Throughout the piece On keeping a Notebook by Joan Didion, she claims that keeping a notebook is important because not only does it allow the keeper of the notebook to write and remember anything at that instant, but it also lets them record how they felt at that particular moment; whether the facts of that event are true or not.  Similar assertions are found in The Things They Carried by Tim O’Brien, except instead of a notebook being important, O’Brien stresses the importance of memories and their purpose for his novel.  Didion writes, “But our notebooks give us away, for however dutifully we record what we see around us, the common denominator of all we see is always, transparently, shamelessly, the implacable ‘I’ ”.  Everything ever written was created entirely for the writer and no one else, it may have some impact for others, “I imagine, in other words, that the notebook is about other people” but its main purpose is for the writer, its their own personal  outlet from the world that lets them record information important to them; “we are talking about something private… an indiscriminate and erratic assemblage with meaning only for its maker”.  

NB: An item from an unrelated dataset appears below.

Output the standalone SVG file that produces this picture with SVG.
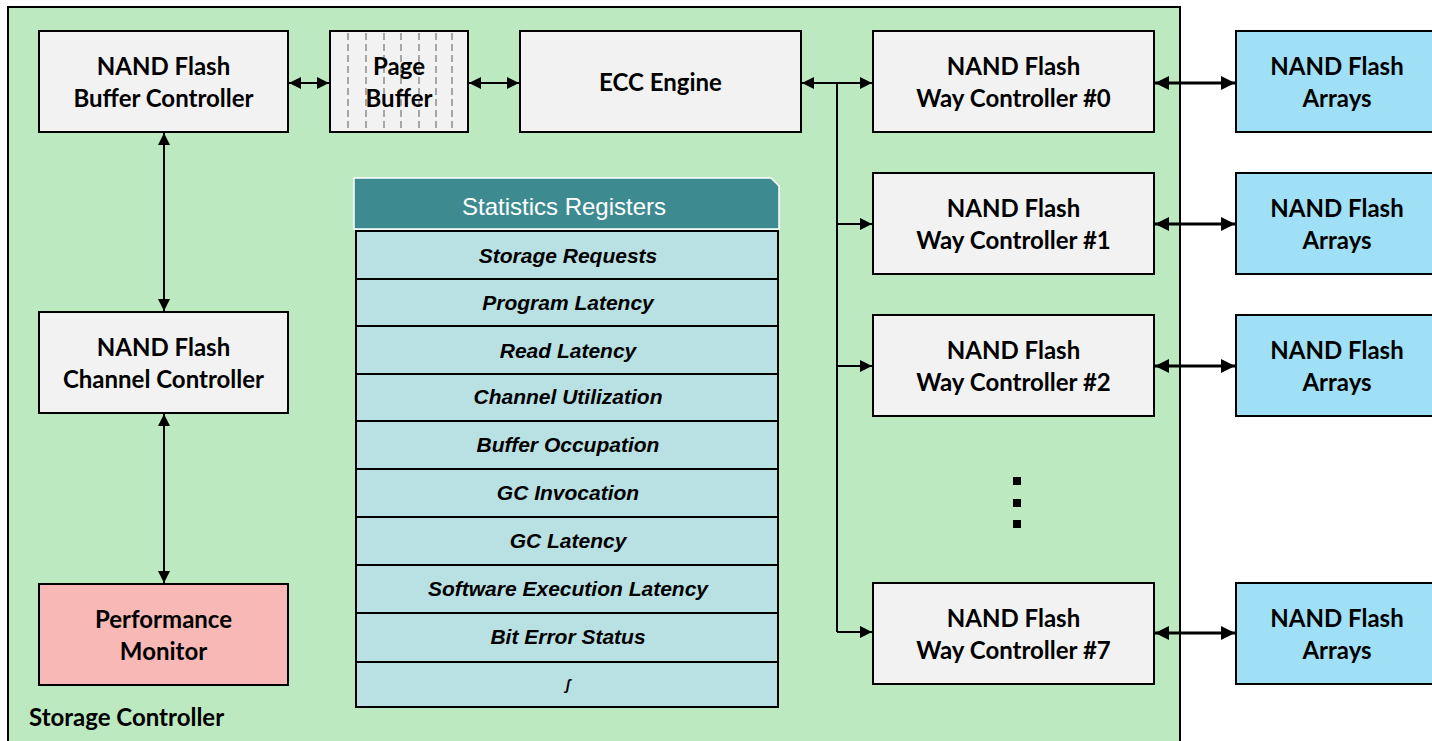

O’Brien, with similar ideas in mind, writes how memories are significant because they make a story real to both the author and the writer, “What stories can do, I guess, is make things present” (pg.172).  Memories can produce any feeling the writer chooses to show, giving someone a feel for how someone felt at a particular moment or how they wish they had felt, similar to Didion’s assertion; “I can look at things I never looked at. I can attach faces to grief and love and pity and God.  I can be brave. I can make myself feel again” (pg. 172).  They create illusions meant only for those the memory belongs too, O’Brien talks about how the memory of the man killed on a path stays with him because depending on what he chooses to believe the memory reminds him how he killed that man or how he didn't kill him; “For instance, I want to tell you this: twenty years ago I watched a man die… I did not kill him… But listen. Even that story is made up… Here is the story-truth… I killed him.” (pg. 171-172).  His memory of that day gives him the illusion he didn’t kill that man near My Khe, or that he had in fact took away his life.  Throughout his whole novel Tim uses memories to tell his war stories, giving readers the same illusions the memories give him.  These assertions between On keeping a Notebook by Joan Didion and The Things They Carried by Tim O’Brien are similar because not only do they both allow the owner of a notebook or a memory ability to show and record details of significance to them but it lets them also show that illusion to others in a way they might find it of personal significance as well.